Paper yellow butterflies fly out of book

Time and time again, readers ask me about what themes I choose to write about and the values I stand for.

I haven’t been writing long enough so that an overview of my work could yield a quick answer to that question. And prior to this post, I had not had that conversation with myself. Likewise, I never sat down ahead of a writing project to “stage” the themes I want to broach, or to ram my own values or life views down my readers’ throats. It doesn’t work that way for most writers, certainly not me, mostly because readers are far too smart and will see through anything disingenuous like prefabricated themes.

As a reader and a writer, I believe themes are identified best in literature when they emerge organically from the plot lines and characters occupying the narrative, rather than clumsy overarching edifices introduced by the writer to appease their own ego.

I have been doing some soul searching lately and assessing my writing to date. One major theme stood out as the very essence of what moves me to tell stories.

Reinvention.

Most of my writing includes some element of personal metamorphosis and drastic reinvention. This should not be confused with character growth across their natural arc within the prose – an essential ingredient of compelling fiction. I am referring however to characters who rise from the ashes against incredible odds to reinvent themselves. Whether it’s the burned-out FBI agent who escapes to a remote island seeking redemption, or the Muslim immigrant who breaks out of her cultural shackles and innate intolerance to fall in love with her Jewish neighbor, most of my leading characters settle for nothing less than an all-out reincarnation that often incurs burning all their bridges with past lives.

All around us examples of the determination of the human spirit to adapt to change by shedding our skin abound. Migrant workers and refugees who are forced to integrate and thrive in alien cultures. Celebrities like Robert Downey, Jr who make a complete muck of their lives, only to come back roaring with a second chance.

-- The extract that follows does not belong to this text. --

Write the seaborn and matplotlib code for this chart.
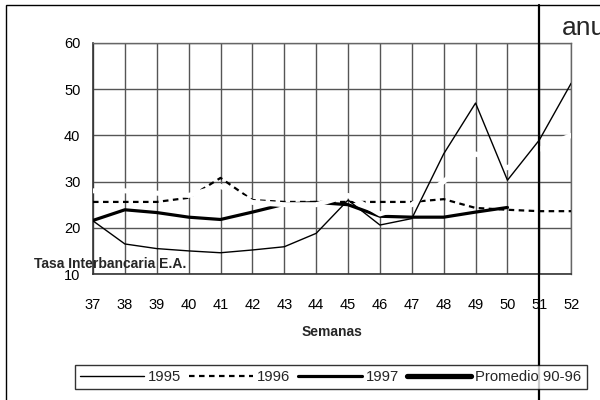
import numpy as np
import pandas as pd
import matplotlib.pyplot as plt
import matplotlib.lines as mlines
import matplotlib.patches as mpatches
import seaborn as sns

semanas = list(range(37, 53))
tasa_1995 = [21.5, 16.5, 15.5, 15.0, 14.6, 15.2, 15.9, 18.8, 26.0, 20.6, 22.0, 36.0, 47.0, 30.3, 39.0, 51.3]
tasa_1996 = [25.6, 25.6, 25.6, 26.5, 30.8, 26.0, 25.6, 25.6, 25.6, 25.6, 25.6, 26.2, 24.3, 23.9, 23.6, 23.6]
semanas_1997 = list(range(37, 51))
tasa_1997 = [21.6, 23.9, 23.3, 22.3, 21.8, 23.4, 25.1, 25.5, 25.0, 22.5, 22.3, 22.3, 23.4, 24.4]
promedio_90_96 = [28.0, 28.0, 27.5, 27.0, 29.0, 25.5, 25.0, 25.0, 27.0, 23.0, 25.0, 30.0, 36.0, 33.0, 37.0, 40.0]

df = pd.DataFrame({'semana': semanas, '1995': tasa_1995, '1996': tasa_1996,
                   'prom': promedio_90_96})
df97 = pd.DataFrame({'semana': semanas_1997, '1997': tasa_1997})

sns.set_style('white')
plt.rcParams['font.family'] = ['Liberation Sans', 'DejaVu Sans']

fig = plt.figure(figsize=(6, 4), dpi=100)
ax = fig.add_axes([0.155, 0.315, 0.797, 0.5775])

# grid
ax.set_xlim(37, 52)
ax.set_ylim(10, 60)
ax.set_xticks(semanas)
ax.set_yticks([10, 20, 30, 40, 50, 60])
ax.grid(True, color='#555555', linewidth=1.0)
ax.set_axisbelow(True)
for s in ['top', 'right']:
    ax.spines[s].set_color('#666666')
    ax.spines[s].set_linewidth(1.0)
for s in ['left', 'bottom']:
    ax.spines[s].set_color('#333333')
    ax.spines[s].set_linewidth(1.2)

sns.lineplot(data=df, x='semana', y='1996', ax=ax, color='black', linewidth=1.6,
             dashes=False, zorder=3).lines[-1].set_dashes([2.5, 2])
sns.lineplot(data=df97, x='semana', y='1997', ax=ax, color='black', linewidth=2.3, zorder=4)
# promedio is drawn in white in the original, only visible where it crosses things
sns.lineplot(data=df, x='semana', y='prom', ax=ax, color='white', linewidth=3.6, zorder=5)
sns.lineplot(data=df, x='semana', y='1995', ax=ax, color='black', linewidth=1.0, zorder=6)

ax.tick_params(axis='both', length=0, labelsize=10.5, colors='black')
ax.tick_params(axis='x', pad=17)
ax.tick_params(axis='y', pad=9)
ax.set_xlabel('')
ax.set_ylabel('')

fig.text(0.553, 0.17, 'Semanas', ha='center', va='center', fontsize=10, fontweight='bold')
fig.text(0.057, 0.34, 'Tasa Interbancaria E.A.', ha='left', va='center', fontsize=10,
         fontweight='bold')

handles = [
    mlines.Line2D([], [], color='black', linewidth=1.0),
    mlines.Line2D([], [], color='black', linewidth=1.6, dashes=[2.5, 2]),
    mlines.Line2D([], [], color='black', linewidth=2.3),
    mlines.Line2D([], [], color='black', linewidth=3.8),
]
leg = fig.legend(handles, ['1995', '1996', '1997', 'Promedio 90-96'], ncol=4,
                 loc='center', bbox_to_anchor=(0.551, 0.0575), frameon=True,
                 fontsize=10.7, handlelength=4.3, handletextpad=0.3,
                 columnspacing=0.5, borderpad=0.35, fancybox=False)
leg.get_frame().set_edgecolor('black')
leg.get_frame().set_linewidth(1.0)

# outer frame of the pasted chart
fig.patches.append(mpatches.Rectangle((0.01, -0.1), 1.2, 1.0875, transform=fig.transFigure,
                                      fill=False, edgecolor='black', linewidth=1.0))
# vertical divider and clipped title from the neighbouring chart
fig.add_artist(mlines.Line2D([0.898, 0.898], [0.0, 0.9875], transform=fig.transFigure,
                             color='black', linewidth=1.6))
fig.text(0.937, 0.93, 'anual', ha='left', va='center', fontsize=19)

fig.savefig('out.png', dpi=100)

As a writer, the premise of a fresh start and a blank slate makes me giddy with the endless possibilities for dramatic conflict and satisfying, cathartic finales. And as it happens, it reflects my own life experience, first as a diplomatic brat moving around the world, and then later in my own right resettling in multiple countries across the globe for education and work. I grew up with the seeds of reinvention well entrenched in my psyche.

A clean break with your past life liberates you from your past luggage so you can invent your future.

Perhaps the aspect that draws me most to ‘reinvention’ is how it flies in the face of a counter theme that I find deflating and demoralizing. The idea that our lives are preordained and no matter how hard we try to escape our bleak destinies, we will always end up back in the same place.

It is never too late to start over, and you can take your transformation as far as you want.

You only live once, but everyone deserves a second chance.

The legend of the phoenix is often invoked as the ultimate allegory of human transformation, but I find it unsatisfying in one respect: the phoenix remains a phoenix.

The metamorphosis of a caterpillar into a butterfly on the other hand is the ultimate poetic transformation: a distinct creature morphing into another patently more beautiful one that flies away, never to be seen again.

Or as Verbal Kint said in the Usual Suspects, “the greatest trick the Devil ever pulled was convincing the world he didn’t exist.”